Output a single figure: the number of lines in which the word "this" appears.

--- begin DATA LINES ---

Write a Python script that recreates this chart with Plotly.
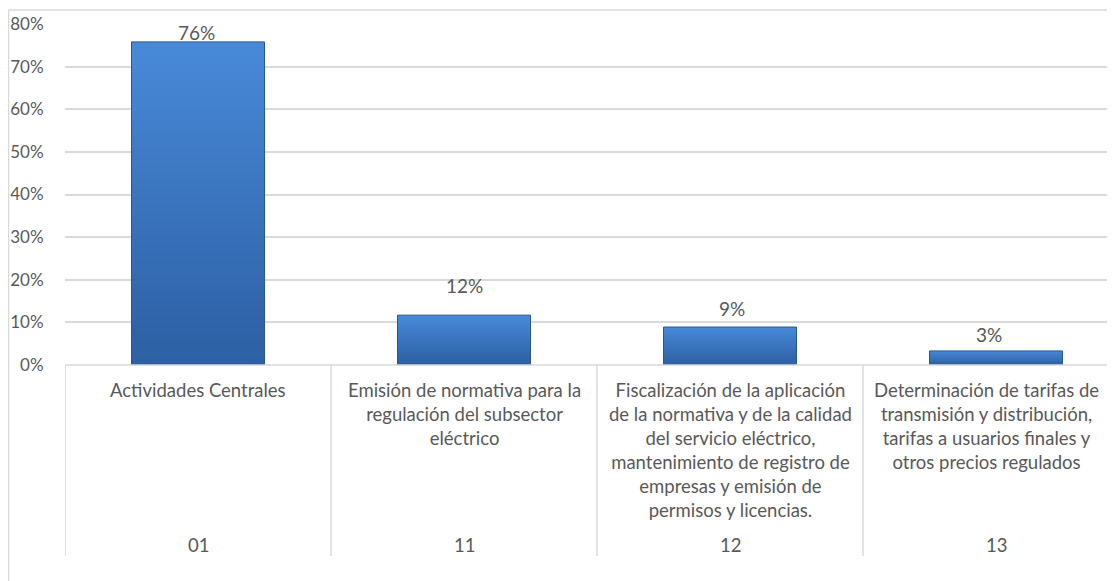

--- end DATA LINES ---
--- begin DATA LINES ---

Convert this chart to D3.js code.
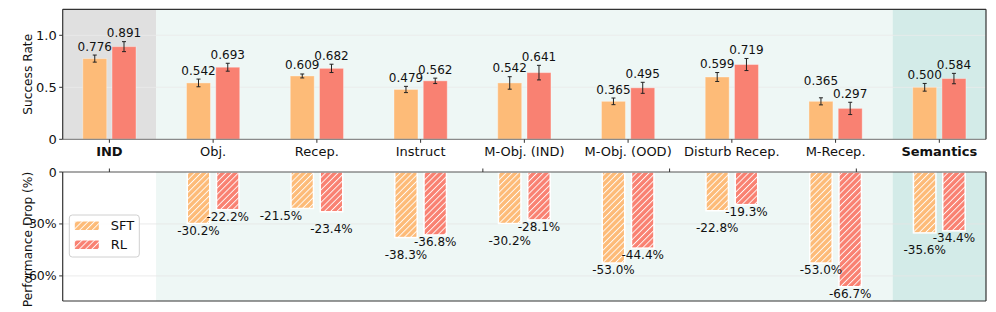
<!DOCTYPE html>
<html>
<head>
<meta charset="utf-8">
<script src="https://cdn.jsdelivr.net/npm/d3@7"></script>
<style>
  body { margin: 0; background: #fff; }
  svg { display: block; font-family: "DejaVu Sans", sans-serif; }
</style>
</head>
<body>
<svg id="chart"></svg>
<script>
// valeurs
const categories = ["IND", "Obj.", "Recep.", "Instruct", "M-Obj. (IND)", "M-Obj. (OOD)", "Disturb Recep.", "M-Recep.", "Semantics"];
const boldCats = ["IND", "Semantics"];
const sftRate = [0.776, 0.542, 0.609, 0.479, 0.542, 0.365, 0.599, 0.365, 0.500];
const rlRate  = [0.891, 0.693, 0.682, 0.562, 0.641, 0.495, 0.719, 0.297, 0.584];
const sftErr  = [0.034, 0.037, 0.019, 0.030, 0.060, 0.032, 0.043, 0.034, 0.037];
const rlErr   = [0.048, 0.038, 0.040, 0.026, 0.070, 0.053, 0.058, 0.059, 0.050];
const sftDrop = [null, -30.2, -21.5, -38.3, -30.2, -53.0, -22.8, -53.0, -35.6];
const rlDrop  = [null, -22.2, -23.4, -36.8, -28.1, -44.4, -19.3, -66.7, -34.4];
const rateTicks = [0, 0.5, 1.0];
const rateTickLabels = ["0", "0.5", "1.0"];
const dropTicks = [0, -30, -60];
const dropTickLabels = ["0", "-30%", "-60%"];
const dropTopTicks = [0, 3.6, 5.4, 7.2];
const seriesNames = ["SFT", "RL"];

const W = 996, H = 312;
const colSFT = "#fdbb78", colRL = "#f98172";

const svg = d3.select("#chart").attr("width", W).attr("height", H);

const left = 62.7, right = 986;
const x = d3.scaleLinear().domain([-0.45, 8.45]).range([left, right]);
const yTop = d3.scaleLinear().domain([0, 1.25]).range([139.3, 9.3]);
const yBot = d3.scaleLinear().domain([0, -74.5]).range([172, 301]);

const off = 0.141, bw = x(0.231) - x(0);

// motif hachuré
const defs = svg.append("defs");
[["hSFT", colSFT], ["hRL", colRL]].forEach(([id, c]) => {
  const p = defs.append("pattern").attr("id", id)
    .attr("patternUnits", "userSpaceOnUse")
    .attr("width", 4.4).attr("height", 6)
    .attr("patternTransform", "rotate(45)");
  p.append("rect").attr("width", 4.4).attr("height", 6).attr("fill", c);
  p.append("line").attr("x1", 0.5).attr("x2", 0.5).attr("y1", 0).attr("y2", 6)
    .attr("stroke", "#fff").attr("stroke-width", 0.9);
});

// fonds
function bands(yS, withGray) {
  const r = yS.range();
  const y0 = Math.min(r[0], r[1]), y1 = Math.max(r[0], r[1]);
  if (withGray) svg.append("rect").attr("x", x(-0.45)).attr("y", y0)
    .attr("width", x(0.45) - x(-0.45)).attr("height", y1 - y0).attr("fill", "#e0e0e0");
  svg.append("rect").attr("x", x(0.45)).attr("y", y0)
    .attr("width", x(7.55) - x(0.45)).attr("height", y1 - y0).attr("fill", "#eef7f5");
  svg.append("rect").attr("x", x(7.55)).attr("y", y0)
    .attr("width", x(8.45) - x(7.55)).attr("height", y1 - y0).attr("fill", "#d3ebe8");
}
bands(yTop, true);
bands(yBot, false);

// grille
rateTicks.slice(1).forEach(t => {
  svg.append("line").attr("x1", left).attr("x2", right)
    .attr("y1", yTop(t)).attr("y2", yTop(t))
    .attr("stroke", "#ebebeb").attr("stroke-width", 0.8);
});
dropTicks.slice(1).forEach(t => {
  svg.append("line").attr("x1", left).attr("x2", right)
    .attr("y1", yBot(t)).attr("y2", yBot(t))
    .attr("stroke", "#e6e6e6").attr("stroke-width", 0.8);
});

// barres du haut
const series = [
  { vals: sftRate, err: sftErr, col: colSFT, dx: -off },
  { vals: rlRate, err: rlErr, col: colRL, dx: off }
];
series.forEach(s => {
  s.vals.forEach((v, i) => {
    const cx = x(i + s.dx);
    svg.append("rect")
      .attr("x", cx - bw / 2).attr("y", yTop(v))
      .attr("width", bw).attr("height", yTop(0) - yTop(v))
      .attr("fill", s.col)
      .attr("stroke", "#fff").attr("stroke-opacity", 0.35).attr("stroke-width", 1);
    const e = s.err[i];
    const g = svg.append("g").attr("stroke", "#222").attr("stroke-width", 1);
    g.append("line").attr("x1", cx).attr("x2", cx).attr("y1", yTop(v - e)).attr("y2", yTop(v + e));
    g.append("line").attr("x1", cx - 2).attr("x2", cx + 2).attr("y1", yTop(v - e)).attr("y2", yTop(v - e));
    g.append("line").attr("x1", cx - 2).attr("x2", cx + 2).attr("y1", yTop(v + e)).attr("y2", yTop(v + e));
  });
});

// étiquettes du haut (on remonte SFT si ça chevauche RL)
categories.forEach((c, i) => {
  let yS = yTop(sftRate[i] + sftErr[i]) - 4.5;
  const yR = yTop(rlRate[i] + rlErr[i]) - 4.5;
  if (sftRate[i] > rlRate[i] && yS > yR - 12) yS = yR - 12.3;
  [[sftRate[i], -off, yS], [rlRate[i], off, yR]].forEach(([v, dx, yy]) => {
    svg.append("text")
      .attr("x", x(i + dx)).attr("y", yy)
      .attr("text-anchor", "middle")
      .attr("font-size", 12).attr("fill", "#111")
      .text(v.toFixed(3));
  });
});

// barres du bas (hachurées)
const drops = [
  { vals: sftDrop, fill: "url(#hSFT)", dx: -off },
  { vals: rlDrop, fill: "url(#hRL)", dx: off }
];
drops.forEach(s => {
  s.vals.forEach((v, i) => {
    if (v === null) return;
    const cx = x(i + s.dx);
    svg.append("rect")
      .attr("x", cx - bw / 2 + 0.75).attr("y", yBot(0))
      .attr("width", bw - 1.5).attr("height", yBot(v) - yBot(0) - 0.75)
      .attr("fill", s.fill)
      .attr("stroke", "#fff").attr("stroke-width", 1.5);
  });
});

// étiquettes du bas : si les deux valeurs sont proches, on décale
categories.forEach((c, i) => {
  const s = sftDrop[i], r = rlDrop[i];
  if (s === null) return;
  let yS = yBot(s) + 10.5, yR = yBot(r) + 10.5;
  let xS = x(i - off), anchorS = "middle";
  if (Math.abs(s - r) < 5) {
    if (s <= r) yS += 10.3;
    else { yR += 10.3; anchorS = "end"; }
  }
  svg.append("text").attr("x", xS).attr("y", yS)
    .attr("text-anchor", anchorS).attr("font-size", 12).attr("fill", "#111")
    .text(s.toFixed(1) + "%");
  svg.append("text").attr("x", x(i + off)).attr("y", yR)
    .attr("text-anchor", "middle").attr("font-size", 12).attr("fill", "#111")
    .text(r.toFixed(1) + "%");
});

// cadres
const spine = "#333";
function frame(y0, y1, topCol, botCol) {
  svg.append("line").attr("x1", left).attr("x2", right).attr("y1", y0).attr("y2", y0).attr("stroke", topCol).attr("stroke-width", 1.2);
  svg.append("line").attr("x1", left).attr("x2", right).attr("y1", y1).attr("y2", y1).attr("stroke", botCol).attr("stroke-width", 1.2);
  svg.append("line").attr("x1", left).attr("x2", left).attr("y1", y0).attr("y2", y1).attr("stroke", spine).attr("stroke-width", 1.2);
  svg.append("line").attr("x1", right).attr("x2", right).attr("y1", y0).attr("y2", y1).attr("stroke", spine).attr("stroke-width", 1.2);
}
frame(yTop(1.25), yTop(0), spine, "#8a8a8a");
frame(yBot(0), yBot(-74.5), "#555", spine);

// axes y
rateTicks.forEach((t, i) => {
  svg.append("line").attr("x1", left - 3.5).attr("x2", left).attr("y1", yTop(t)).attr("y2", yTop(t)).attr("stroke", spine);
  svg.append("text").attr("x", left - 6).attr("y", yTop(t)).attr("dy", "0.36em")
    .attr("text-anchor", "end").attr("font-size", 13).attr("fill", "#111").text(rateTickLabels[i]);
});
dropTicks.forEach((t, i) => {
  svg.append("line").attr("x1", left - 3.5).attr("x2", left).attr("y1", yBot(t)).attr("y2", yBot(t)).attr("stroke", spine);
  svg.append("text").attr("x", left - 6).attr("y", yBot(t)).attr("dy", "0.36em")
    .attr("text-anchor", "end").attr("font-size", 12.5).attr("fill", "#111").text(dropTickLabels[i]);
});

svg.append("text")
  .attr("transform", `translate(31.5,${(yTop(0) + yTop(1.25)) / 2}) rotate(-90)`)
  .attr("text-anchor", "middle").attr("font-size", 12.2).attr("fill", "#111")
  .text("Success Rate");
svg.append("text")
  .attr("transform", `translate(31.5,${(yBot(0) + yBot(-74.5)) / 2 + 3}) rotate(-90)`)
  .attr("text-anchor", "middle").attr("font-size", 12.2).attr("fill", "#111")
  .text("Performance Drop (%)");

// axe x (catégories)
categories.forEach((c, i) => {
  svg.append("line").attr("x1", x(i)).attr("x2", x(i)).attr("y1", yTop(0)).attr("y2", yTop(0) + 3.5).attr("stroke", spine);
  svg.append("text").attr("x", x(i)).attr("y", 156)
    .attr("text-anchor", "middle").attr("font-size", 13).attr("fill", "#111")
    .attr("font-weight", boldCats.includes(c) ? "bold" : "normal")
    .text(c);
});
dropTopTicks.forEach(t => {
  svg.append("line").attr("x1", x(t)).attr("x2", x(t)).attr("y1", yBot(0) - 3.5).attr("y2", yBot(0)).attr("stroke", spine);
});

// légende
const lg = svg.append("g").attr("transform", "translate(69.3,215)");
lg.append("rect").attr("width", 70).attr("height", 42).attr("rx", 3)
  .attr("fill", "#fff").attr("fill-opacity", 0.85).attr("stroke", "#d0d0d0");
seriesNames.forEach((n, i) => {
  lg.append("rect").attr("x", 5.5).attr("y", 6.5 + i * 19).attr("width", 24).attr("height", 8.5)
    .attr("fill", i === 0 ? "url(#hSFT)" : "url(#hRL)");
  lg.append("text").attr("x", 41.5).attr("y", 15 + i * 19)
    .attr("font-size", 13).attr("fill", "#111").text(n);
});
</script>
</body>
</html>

--- end DATA LINES ---

## COMPLETE ANSWER
2